Miracle of Maya Bay: how Thai paradise island wrecked by tourism has staged an incredible recovery in marine life
- Leonardo Di Caprio film The Beach had travellers flocking to the paradise isle since 2000, but wrecked by overtourism it was closed on June 1 last year
- It has since witnessed a near miraculous recovery in marine life and may offer a model for the rest of Asia’s fragile ecosystems
The drone video footage taken about 30m above Maya Bay in southern Thailand captures a solitary diver finning in the shallow waters while the dark shadows of reef sharks can be seen swimming around him.
“I saw at least 100 sharks yesterday,” says Malaysian coral conservationist Anuar Abdullah, the diver in the video, and the founder and CEO of social enterprise Ocean Quest Global.
He points out the rectangular outlines of some of the 120 nurseries his team of coral gardeners has built inside the bay, which are shaped like large bars of Toblerone.

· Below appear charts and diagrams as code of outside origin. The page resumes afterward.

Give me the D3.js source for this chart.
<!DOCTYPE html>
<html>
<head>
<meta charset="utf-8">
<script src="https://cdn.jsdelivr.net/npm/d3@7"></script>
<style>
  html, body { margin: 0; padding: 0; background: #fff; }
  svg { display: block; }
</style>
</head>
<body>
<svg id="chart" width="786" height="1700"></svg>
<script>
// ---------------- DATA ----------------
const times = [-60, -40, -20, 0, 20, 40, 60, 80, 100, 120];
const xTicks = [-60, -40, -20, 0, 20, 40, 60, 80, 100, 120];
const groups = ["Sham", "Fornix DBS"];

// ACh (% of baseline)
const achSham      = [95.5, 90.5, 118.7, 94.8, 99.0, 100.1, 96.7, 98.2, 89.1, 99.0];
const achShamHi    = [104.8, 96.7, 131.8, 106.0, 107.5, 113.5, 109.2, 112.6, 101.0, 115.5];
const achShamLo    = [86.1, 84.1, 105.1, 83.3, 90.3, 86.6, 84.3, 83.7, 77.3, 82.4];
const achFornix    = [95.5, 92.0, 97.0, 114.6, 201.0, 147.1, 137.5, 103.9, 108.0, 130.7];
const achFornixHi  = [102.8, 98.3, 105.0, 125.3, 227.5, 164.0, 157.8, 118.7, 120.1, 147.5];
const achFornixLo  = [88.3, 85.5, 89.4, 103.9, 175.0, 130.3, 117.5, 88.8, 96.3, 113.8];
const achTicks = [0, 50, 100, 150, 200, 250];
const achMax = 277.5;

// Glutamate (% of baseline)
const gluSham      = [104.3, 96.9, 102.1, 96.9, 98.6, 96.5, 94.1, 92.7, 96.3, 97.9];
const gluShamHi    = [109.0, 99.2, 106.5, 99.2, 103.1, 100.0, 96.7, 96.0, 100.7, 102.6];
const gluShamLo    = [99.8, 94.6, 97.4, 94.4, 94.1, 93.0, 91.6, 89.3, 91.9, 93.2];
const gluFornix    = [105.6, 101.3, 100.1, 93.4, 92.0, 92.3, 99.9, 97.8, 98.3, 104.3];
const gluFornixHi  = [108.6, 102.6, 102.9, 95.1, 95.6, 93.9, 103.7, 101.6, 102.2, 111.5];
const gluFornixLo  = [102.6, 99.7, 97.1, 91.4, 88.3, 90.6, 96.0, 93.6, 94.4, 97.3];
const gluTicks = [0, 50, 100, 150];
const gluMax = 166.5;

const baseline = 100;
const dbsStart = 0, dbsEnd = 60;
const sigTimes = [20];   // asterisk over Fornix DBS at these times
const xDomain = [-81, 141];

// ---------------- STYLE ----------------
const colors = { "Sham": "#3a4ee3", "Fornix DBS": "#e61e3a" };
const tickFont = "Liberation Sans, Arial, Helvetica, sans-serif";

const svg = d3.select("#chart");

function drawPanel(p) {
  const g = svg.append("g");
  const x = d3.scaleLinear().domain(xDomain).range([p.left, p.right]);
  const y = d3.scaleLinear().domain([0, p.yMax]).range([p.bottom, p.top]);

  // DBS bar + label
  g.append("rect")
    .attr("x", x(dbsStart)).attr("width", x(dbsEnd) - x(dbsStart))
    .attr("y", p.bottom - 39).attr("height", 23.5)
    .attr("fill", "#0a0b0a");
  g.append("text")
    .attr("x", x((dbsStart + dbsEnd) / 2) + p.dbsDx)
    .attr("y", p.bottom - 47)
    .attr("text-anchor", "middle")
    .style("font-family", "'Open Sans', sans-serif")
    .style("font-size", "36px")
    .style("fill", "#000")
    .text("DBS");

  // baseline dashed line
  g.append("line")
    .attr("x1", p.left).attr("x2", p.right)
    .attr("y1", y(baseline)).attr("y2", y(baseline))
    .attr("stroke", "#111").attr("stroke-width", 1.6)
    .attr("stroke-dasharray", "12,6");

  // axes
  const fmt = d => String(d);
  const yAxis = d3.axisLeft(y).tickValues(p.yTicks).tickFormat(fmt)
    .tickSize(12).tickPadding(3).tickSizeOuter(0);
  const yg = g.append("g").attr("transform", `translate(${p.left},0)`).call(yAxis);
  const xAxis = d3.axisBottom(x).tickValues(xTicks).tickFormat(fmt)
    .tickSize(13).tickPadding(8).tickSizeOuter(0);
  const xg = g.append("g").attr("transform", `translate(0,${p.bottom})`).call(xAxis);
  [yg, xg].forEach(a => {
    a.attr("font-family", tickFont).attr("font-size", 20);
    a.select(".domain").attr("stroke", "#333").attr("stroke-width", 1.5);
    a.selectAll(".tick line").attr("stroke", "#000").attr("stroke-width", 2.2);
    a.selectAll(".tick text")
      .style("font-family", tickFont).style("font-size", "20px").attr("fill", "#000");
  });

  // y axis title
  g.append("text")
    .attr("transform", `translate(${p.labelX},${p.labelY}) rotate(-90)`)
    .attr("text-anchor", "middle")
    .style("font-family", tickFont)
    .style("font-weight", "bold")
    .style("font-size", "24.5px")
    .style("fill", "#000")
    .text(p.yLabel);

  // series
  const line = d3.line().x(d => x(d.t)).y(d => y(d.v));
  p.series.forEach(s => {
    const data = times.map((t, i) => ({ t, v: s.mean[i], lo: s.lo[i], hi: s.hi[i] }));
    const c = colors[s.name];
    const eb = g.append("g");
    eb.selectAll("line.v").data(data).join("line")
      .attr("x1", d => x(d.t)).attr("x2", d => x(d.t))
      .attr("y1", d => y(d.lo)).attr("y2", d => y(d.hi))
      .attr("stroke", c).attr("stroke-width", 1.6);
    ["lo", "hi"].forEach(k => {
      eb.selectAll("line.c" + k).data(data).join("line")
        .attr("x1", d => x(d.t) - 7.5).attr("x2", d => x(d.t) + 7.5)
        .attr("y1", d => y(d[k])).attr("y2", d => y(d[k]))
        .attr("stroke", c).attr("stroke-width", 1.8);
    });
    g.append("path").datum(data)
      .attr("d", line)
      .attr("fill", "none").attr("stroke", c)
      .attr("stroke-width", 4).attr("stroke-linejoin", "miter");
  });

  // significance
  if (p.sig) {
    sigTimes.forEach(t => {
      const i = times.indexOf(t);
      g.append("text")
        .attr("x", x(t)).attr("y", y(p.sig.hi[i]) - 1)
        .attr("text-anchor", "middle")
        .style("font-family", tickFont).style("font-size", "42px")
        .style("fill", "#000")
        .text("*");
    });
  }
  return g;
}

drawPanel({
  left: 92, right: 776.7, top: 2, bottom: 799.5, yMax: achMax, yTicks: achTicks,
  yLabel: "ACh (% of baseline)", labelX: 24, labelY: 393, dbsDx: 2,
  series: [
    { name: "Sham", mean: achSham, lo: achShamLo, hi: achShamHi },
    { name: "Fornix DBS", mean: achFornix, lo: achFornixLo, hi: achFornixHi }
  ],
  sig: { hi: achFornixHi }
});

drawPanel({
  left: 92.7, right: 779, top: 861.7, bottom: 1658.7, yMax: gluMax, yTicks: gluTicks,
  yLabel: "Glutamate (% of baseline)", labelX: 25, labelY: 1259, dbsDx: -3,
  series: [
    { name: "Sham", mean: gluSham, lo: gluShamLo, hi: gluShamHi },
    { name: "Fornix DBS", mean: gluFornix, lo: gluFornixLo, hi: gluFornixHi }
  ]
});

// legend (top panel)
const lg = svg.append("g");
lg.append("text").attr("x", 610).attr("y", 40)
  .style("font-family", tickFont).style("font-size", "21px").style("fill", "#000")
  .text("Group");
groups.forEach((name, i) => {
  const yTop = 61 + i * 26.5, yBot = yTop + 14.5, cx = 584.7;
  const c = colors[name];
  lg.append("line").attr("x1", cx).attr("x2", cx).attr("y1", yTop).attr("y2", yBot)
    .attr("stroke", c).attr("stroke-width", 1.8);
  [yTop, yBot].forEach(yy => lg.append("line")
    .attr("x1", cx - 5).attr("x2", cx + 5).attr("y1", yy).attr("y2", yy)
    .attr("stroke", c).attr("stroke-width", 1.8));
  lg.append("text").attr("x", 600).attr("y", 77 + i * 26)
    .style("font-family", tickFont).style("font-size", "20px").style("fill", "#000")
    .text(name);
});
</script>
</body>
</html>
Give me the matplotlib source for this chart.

Each one measures 5m by 2m (16ft by 2ft), and black-tipped reef sharks, up to 1.5 metres in length, are patrolling the avenues between the blocks of coral, like taxis cruising for customers.
Maya Bay, on one of the Phi Phi islands in the Andaman Sea, is probably the most famous beach in Southeast Asia. Hollywood superstar Leonardo Di Caprio was filmed here for the 2000 movie The Beach. That, combined with its stunning natural beauty, was enough to attract more than 300 power boats, packed full of up to 5,000 tourists, every day for some 18 years.
This small bay surrounded by towering limestone cliffs, and its narrow strip of white powder sand beach, became a prime example of the ecological damage inflicted by overtourism. The tourist boat anchors destroyed the coral reefs, the noise of the engines frightened the birds, the marine fuel poisoned the fish, and the sediment churned up by the propellers choked the coral. Tourists trampled the vegetation, left litter on the beach and urinated in the sea.
The ecological damage was so catastrophic that in June last year, the Thai authorities took the unprecedented step of closing Maya Bay to tourists. “We inherited a 100 per cent dead ecosystem,” says Abdullah.